Dank der jüngsten Eingliederung einiger hochgradig spezialisierter Anlageverwalter in die Franklin Templeton-Familie sind wir in der glücklichen Lage, eine Vielzahl von ESG-Ansätzen von Brandywine Global, ClearBridge Investments und Martin Currie anbieten zu können. Jeder dieser Verwalter ist bei seinen Anlageprozessen komplett unabhängig und verfolgt bei der Erfüllung der Offenlegungsvorgaben der Verordnung seinen ganz eigenen Ansatz.
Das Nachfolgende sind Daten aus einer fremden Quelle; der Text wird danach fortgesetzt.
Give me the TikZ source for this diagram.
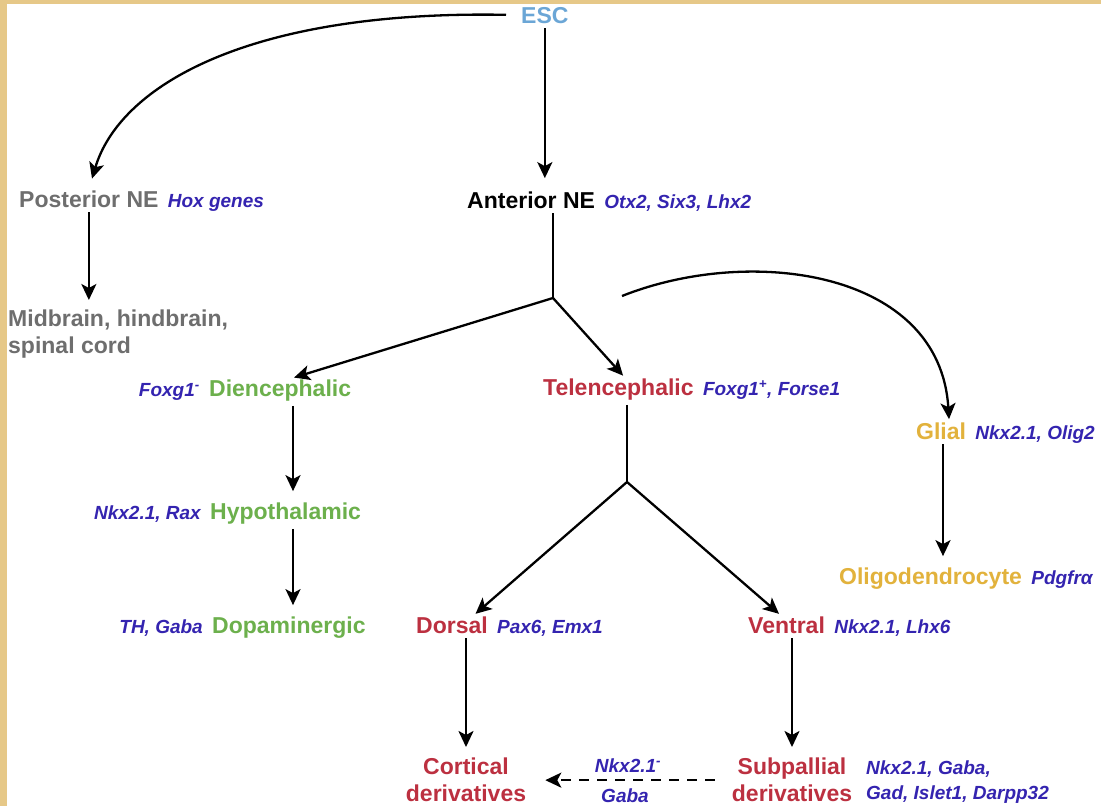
\documentclass[tikz,border=0pt]{standalone}
\usepackage{xcolor}
\usepackage{fontspec}
\setmainfont{Liberation Sans}
\usepackage{tikz}
\usetikzlibrary{arrows.meta, positioning, calc}
\definecolor{parch}{HTML}{E6C888}
\definecolor{escblue}{HTML}{6BA6D6}
\definecolor{postgray}{HTML}{6E6E6E}
\definecolor{genec}{HTML}{3424B0}
\definecolor{telred}{HTML}{BC3040}
\definecolor{diengreen}{HTML}{6CB04C}
\definecolor{glialgold}{HTML}{E2B23C}
\tikzset{
  lbl/.style={inner sep=1pt, font=\fontsize{23}{27}\selectfont\bfseries},
  gene/.style={inner sep=1pt, text=genec, font=\fontsize{19}{25}\selectfont\bfseries\itshape},
  arrow/.style={line width=2.3pt,-{Stealth[length=16pt,width=15pt,inset=4pt]}, shorten >=10pt, shorten <=4pt},
  plainline/.style={line width=2.3pt, shorten <=4pt},
  dasharrow/.style={arrow, dash pattern=on 10pt off 8pt}
}

\begin{document}
\begin{tikzpicture}[x=1pt, y=-1pt, node distance=7pt]
% background
\fill[parch] (0,0) rectangle (1101,806);
\fill[white] (7,4) rectangle (1101,806);
\useasboundingbox (0,0) rectangle (1101,806);

% ESC - top
\node[lbl, text=escblue, anchor=base west] (esc) at (520,23) {ESC};

% POSTERIOR - left column
\node[lbl, text=postgray, anchor=base west] (post) at (18,207) {Posterior NE};
\node[gene, base right=of post] (hox) {Hox genes};
\node[lbl, text=postgray, anchor=north west, inner sep=0pt, align=left] (mid) at (8,310) {Midbrain, hindbrain,\\spinal cord};

% ANTERIOR
\node[lbl, anchor=base west] (ant) at (466,208) {Anterior NE};
\node[gene, base right=of ant] (otx) {Otx2, Six3, Lhx2};
\coordinate (antsplit) at (553,298);
\coordinate (glstart) at (622,296);

% DIENCEPHALIC - green column
\node[lbl, text=diengreen, anchor=base west] (dien) at (208,396) {Diencephalic};
\node[gene, base left=of dien] (foxm) {Foxg1\textsuperscript{-}};
\node[lbl, text=diengreen, anchor=base west] (hypo) at (209,519) {Hypothalamic};
\node[gene, base left=of hypo] (rax) {Nkx2.1, Rax};
\node[lbl, text=diengreen, anchor=base west] (dopa) at (211,633) {Dopaminergic};
\node[gene, base left=of dopa] (thg) {TH, Gaba};
\coordinate (dcol) at (293,0);

% TELENCEPHALIC - red column
\node[lbl, text=telred, anchor=base west] (tel) at (542,395) {Telencephalic};
\node[gene, base right=of tel] (foxp) {Foxg1\textsuperscript{+}, Forse1};
\coordinate (telsplit) at (627,482);
\node[lbl, text=telred, anchor=base west] (dors) at (415,633) {Dorsal};
\node[gene, base right=of dors] (pax) {Pax6, Emx1};
\node[lbl, text=telred, anchor=base west] (vent) at (747,633) {Ventral};
\node[gene, base right=of vent] (lhx) {Nkx2.1, Lhx6};
\node[lbl, text=telred, anchor=north, align=center] (cort) at (466,757) {Cortical\\derivatives};
\node[lbl, text=telred, anchor=north, align=center] (subp) at (792,757) {Subpallial\\derivatives};
\node[gene, anchor=north west, align=left] (subg) at (865,760) {Nkx2.1, Gaba,\\Gad, Islet1, Darpp32};
\node[gene, anchor=base] (dnkx) at (628,772) {Nkx2.1\textsuperscript{-}};
\node[gene, anchor=base] (dgaba) at (625,802) {Gaba};

% GLIAL - gold column
\node[lbl, text=glialgold, anchor=base west] (glial) at (915,439) {Glial};
\node[gene, base right=of glial] (olig) {Nkx2.1, Olig2};
\node[lbl, text=glialgold, anchor=base west] (oligo) at (838,584) {Oligodendrocyte};
\node[gene, base right=of oligo] (pdg) {Pdgfrα};
\coordinate (gcol) at (943,0);

% connectors
\draw[arrow, shorten >=12pt] (esc.south) -- (esc.south |- ant.north);
\draw[arrow, shorten <=14pt, shorten >=11pt] (esc.west) .. controls (250,10) and (120,85) .. (post.north);
\draw[arrow] (post.south) -- (post.south |- mid.north);
\draw[plainline] (antsplit |- ant.south) -- (antsplit);
\draw[arrow, shorten <=0pt, shorten >=2pt] (antsplit) -- ([xshift=12pt]dien.north);
\draw[arrow, shorten <=0pt, shorten >=2pt] (antsplit) -- ([xshift=6pt]tel.north);
\draw[arrow, shorten <=0pt, shorten >=2pt] (glstart) .. controls (750,245) and (940,270) .. ([xshift=8pt]glial.north);
\draw[arrow] (dien.south -| dcol) -- (hypo.north -| dcol);
\draw[arrow] (hypo.south -| dcol) -- (dopa.north -| dcol);
\draw[plainline] (telsplit |- tel.south) -- (telsplit);
\draw[arrow, shorten <=0pt, shorten >=2pt] (telsplit) -- ([xshift=22pt]dors.north);
\draw[arrow, shorten <=0pt, shorten >=2pt] (telsplit) -- ([xshift=-6pt]vent.north);
\draw[arrow] (cort.north |- dors.south) -- (cort.north);
\draw[arrow] (vent.south -| subp.north) -- (subp.north);
\draw[arrow] (glial.south -| gcol) -- (oligo.north -| gcol);
\draw[dasharrow, shorten <=16pt, shorten >=18pt] (subp.west) -- (cort.east);
\end{tikzpicture}
\end{document}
Als globaler Anlageverwalter mit einer umfangreichen, mehr als 70-jährigen Geschichte als Treuhänder hat sich Franklin Templeton Investments darauf verpflichtet, die Beachtung von ESG-Chancen und -Risiken auf seiner gesamten Plattform zu fördern und zu verstärken.

Zusammenfassung

Die Verordnung stellt einen Umbruch dar und verändert das Spielfeld für die Finanzbranche von Grund auf, da für unsere Kunden mehr Transparenz und Authentizität möglich werden und Anleger nachhaltigere Anlageentscheidungen treffen können. Wir bei Franklin Templeton wollen der Verordnung nicht nur entsprechen; wir wollen vielmehr eine Führungsrolle einnehmen und dabei Integrität unter Beweis stellen.

Ja, es ist noch viel zu tun. Die Arbeit, die erforderlich ist, um sich vollumfänglich an den Zielen der EU auszurichten, wird mehrere Jahre dauern. Wir werden uns weiter in diese Richtung entwickeln, da wir überzeugt davon sind, dass unsere Kunden das verdienen.